- Exercise instructions -
Take the line containing "What TikZ code" and every line after it to the end of the records, and copy them exactly, excluding pictures.

- Records with drawing code -
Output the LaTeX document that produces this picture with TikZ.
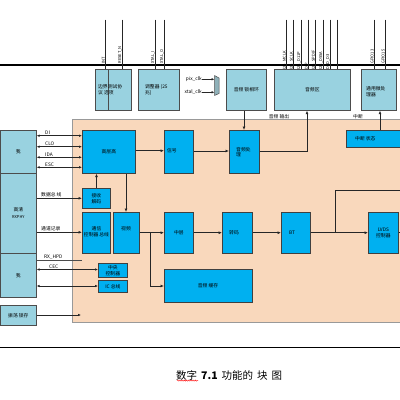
\documentclass[tikz,border=0pt]{standalone}
\usepackage{fontspec}
\setmainfont{Noto Sans CJK SC}
\usetikzlibrary{arrows.meta,decorations.pathmorphing}
\definecolor{lb}{RGB}{153,210,224}
\definecolor{cy}{RGB}{0,176,240}
\definecolor{peach}{RGB}{249,216,188}
\begin{document}
\begin{tikzpicture}[x=1pt,y=-1pt,
 lbox/.style={draw=black!70,fill=lb,line width=0.7pt,anchor=north west,inner sep=0pt},
 cbox/.style={draw=black!75,fill=cy,line width=0.7pt,anchor=north west,inner sep=0pt},
 txt/.style={font=\fontsize{4.8}{5.8}\selectfont,align=left,inner sep=0pt},
 ctxt/.style={font=\fontsize{4.8}{5.8}\selectfont,align=center,inner sep=0pt},
 pin/.style={font=\fontsize{4}{4.2}\selectfont,rotate=90,anchor=south west,inner sep=0.3pt},
 pinline/.style={line width=0.6pt,black!85},
 ar/.style={line width=0.9pt,black!85,-{Latex[length=3.5pt,width=3pt]}},
 ln/.style={line width=0.9pt,black!85},
 dar/.style={line width=0.6pt,black!85,{Latex[length=2.8pt,width=2.4pt]}-{Latex[length=2.8pt,width=2.4pt]}},
 sar/.style={line width=0.6pt,black!85,-{Latex[length=2.8pt,width=2.4pt]}}]
\useasboundingbox (0,0) rectangle (400,400);
\fill[white] (0,0) rectangle (400,400);
% rails
\draw[line width=1.2pt] (0,65) -- (400,65);
\draw[line width=1pt] (0,347.5) -- (400,347.5);
% peach region
\node[draw=black!40,fill=peach,line width=0.6pt,anchor=north west,inner sep=0pt,minimum width=334pt,minimum height=203pt] (peach) at (72,119) {};
% top boxes
\node[lbox,minimum width=36pt,minimum height=41pt] (A) at (95,69) {};
\draw[line width=0.6pt,black!70] (A.north) ++(-5,0) coordinate (ad1) -- (ad1 |- A.south);
\node[txt,anchor=west] (At) at (98,90) {边界测试协\\议 选项};
\node[lbox,minimum width=41pt,minimum height=41pt] (B) at (138,69) {};
\node[txt,anchor=west] (Bt) at (145,90) {调整器 (25\\兆)};
\node[lbox,minimum width=40pt,minimum height=41pt] (C) at (226,69) {};
\node[ctxt] (Ct) at (C.center) {音频 锁相环};
\node[lbox,minimum width=76pt,minimum height=41pt] (D) at (274,69) {};
\node[ctxt] (Dt) at (D.center) {音频区};
\node[lbox,minimum width=35pt,minimum height=41pt] (E) at (361,69) {};
\node[txt,anchor=west] (Et) at (366,92) {通用微处\\理器};
% pins
\foreach \x/\l/\y in {105/INT/64,122/RESET\_N/64,155/XTAL\_I/64,164/XTAL\_O/64,
  286.7/I2S\_MCLK/70,293.7/I2S\_SCLK/70,301/I2S\_D11P/70,308/DIP/70,315.7/I2S\_SPDIF/70,323/I2S\_DSSA/70,330/DSD\_D3/70,374/GPIO13/64,385/GPIO15/64}{
  \draw[pinline] (\x,19.5) -- (\x,69);
  \node[pin] at (\x+0.3,\y) {\l};
}
\draw[pinline] (337.7,19.5) -- (337.7,69);
% clock mux
\draw[fill=lb!60!gray,draw=black!70,line width=0.5pt] (214.5,75.5) -- (219,78) -- (219,93.5) -- (214.5,95.5) -- cycle;
\coordinate (mx1) at (214.5,79.3);
\coordinate (mx2) at (214.5,92.3);
\node[txt,anchor=east] (pix) at (202,79.3) {pix\_clk};
\node[txt,anchor=east] (xtal) at (202,92.3) {xtal\_clk};
\draw[sar] (pix.east) -- (mx1);
\draw[sar] (xtal.east) -- (mx2);
% left boxes
\node[lbox,minimum width=36pt,minimum height=43pt] (L1) at (0,130) {};
\node[ctxt] at (L1.center) {我};
\node[lbox,minimum width=36pt,minimum height=80pt] (L2) at (0,173) {};
\node[ctxt] at (L2.center) {高清\\[1pt]\fontsize{4}{4.2}\selectfont RXPHY};
\node[lbox,minimum width=36pt,minimum height=44pt] (L3) at (0,253) {};
\node[ctxt] at (L3.center) {我};
\node[lbox,minimum width=36pt,minimum height=20pt] (L4) at (0,305) {};
\node[ctxt] at (L4.center) {振荡 锁存};
% internal boxes
\node[cbox,minimum width=53pt,minimum height=43pt] (H) at (82,130) {};
\node[ctxt] at (H.center) {高层高};
\node[cbox,minimum width=29pt,minimum height=43pt] (J) at (164,130) {};
\node[txt,anchor=west] at (167,151) {信号};
\node[cbox,minimum width=30pt,minimum height=43pt] (P) at (229,130) {};
\node[txt,anchor=west] at (236,152) {音频处\\理};
\node[cbox,minimum width=60pt,minimum height=17pt] (S) at (346,130) {};
\node[txt,anchor=west] at (355,138.5) {中断 状态};
\node[cbox,minimum width=28pt,minimum height=20pt] (R) at (82,188) {};
\node[ctxt] at (R.center) {接收\\解码};
\node[cbox,minimum width=28pt,minimum height=41pt] (T) at (82,212) {};
\node[ctxt] at (96.5,232) {通信\\控制器 总线};
\node[cbox,minimum width=26pt,minimum height=41pt] (V) at (113,212) {};
\node[ctxt] at (126,229) {视频};
\node[cbox,minimum width=29pt,minimum height=41pt] (M) at (164,212) {};
\node[ctxt] at (M.center) {中层};
\node[cbox,minimum width=30pt,minimum height=41pt] (Z) at (222,212) {};
\node[txt,anchor=west] at (229,232.7) {转码};
\node[cbox,minimum width=29pt,minimum height=41pt] (BT) at (281,212) {};
\node[txt,anchor=west] at (289,232.7) {BT};
\node[cbox,minimum width=30pt,minimum height=41pt] (LV) at (368,212) {};
\node[ctxt] at (LV.center) {LVDS\\控制器};
\node[cbox,minimum width=88pt,minimum height=33pt] (AC) at (164,269) {};
\node[ctxt] at (208,285.5) {音频 缓存};
\node[cbox,minimum width=29pt,minimum height=14pt] (CC) at (98,263) {};
\node[ctxt] at (CC.center) {中央\\控制器};
\node[cbox,minimum width=29pt,minimum height=12pt] (IC) at (98,280) {};
\node[ctxt] at (IC.center) {IC 总线};
% left connectors
\foreach \y/\l in {135.7/DI,146.7/CLO,157.3/IDA,167.3/ESC}{
  \draw[dar] (L1.east |- 0,\y) -- (H.west |- 0,\y);
  \node[txt,anchor=south west] at (45,\y-0.6) {\l};
}
\draw[ar] (L2.east |- 0,198.3) -- (R.west |- 0,198.3);
\node[txt,anchor=south west] at (41,197) {数据总 线};
\draw[ar] (L2.east |- 0,232.3) -- (T.west |- 0,232.3);
\node[txt,anchor=south west] at (41,231) {通道记录};
\draw[line width=0.5pt,black!70] (L3.east |- 0,260.7) -- (T.south west |- 0,260.7);
\node[txt,anchor=south west] at (44,259.7) {RX\_HPD};
\draw[dar] (L3.east |- 0,269.5) -- (CC.west |- 0,269.5);
\node[txt,anchor=south west] at (49,268.5) {CEC};
\draw[dar] (L3.east |- 0,286) -- (IC.west |- 0,286);
\coordinate (l4end) at (81,315);
\draw[sar] (L4.east |- 0,315) -- (l4end);
% internal connectors
\draw[ar] (R.north -| 96.5,0) -- (H.south -| 96.5,0);
\draw[ar] (H.east |- 0,150.7) -- (J.west |- 0,150.7);
\draw[ar] (J.east |- 0,151) -- (P.west |- 0,151);
\draw[ar] (C.south -| 244,0) -- (P.north -| 244,0);
\draw[ar] (P.east |- 0,151) -- (307,151) -- (D.south -| 307,0);
\node[txt] at (279,117) {音频 输出};
\draw[ar] (S.north -| 380,0) -- (E.south -| 380,0);
\node[txt] at (358,117) {中断};
\draw[ar] (H.south -| 126,0) -- (V.north -| 126,0);
\draw[ar] (V.east |- 0,232.7) -- (M.west |- 0,232.7);
\draw[ar] (150,232.7) -- (150,286) -- (AC.west |- 0,286);
\draw[ar] (M.east |- 0,232.7) -- (Z.west |- 0,232.7);
\draw[ar] (Z.east |- 0,232.7) -- (BT.west |- 0,232.7);
\draw[ar] (BT.east |- 0,232.7) -- (LV.west |- 0,232.7);
\draw[ln] (335,232.7) -- (335,190) -- (peach.east |- 0,190);
\draw[ln] (LV.east |- 0,232.7) -- (peach.east |- 0,232.7);
% caption
\node[font=\fontsize{10.5}{12}\selectfont,anchor=west,inner sep=0pt] (cap) at (176,375) {数字\hspace{4pt}\textbf{7.1}\hspace{4pt}功能的\hspace{4pt}块\hspace{4pt}图};
\draw[red,line width=0.4pt,decorate,decoration={snake,amplitude=0.6pt,segment length=2.2pt}] (cap.south west) ++(1,0.5) -- ++(21,0);
\end{tikzpicture}
\end{document}
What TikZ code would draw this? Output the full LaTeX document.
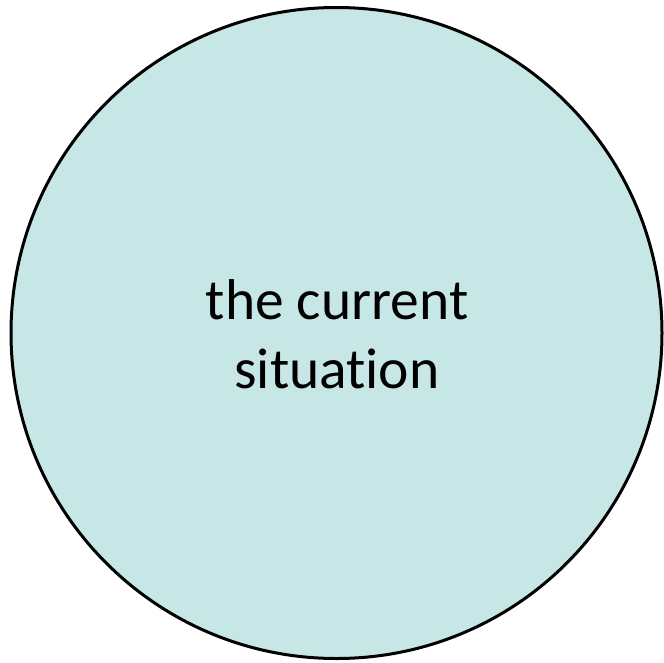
\documentclass[tikz,border=0pt]{standalone}
\usepackage{fontspec}
\setmainfont{Carlito}[Ligatures=NoCommon]
\definecolor{circfill}{RGB}{199,230,230}
\begin{document}
\begin{tikzpicture}[x=1pt,y=-1pt,
  bubble/.style={circle,draw=black,line width=3pt,fill=circfill,minimum size=651pt,inner sep=0pt},
  label/.style={align=center,font=\fontsize{57.5}{69}\selectfont,text=black}]
\useasboundingbox (0,0) rectangle (664,662);
\node[bubble] (c) at (336.5,333) {};
\node[label] (t) at (337,334) {the current\\situation};
\end{tikzpicture}
\end{document}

- The output -
What TikZ code would draw this? Output the full LaTeX document.
\documentclass[tikz,border=0pt]{standalone}
\usepackage{fontspec}
\setmainfont{Carlito}[Ligatures=NoCommon]
\definecolor{circfill}{RGB}{199,230,230}
\begin{document}
\begin{tikzpicture}[x=1pt,y=-1pt,
  bubble/.style={circle,draw=black,line width=3pt,fill=circfill,minimum size=651pt,inner sep=0pt},
  label/.style={align=center,font=\fontsize{57.5}{69}\selectfont,text=black}]
\useasboundingbox (0,0) rectangle (664,662);
\node[bubble] (c) at (336.5,333) {};
\node[label] (t) at (337,334) {the current\\situation};
\end{tikzpicture}
\end{document}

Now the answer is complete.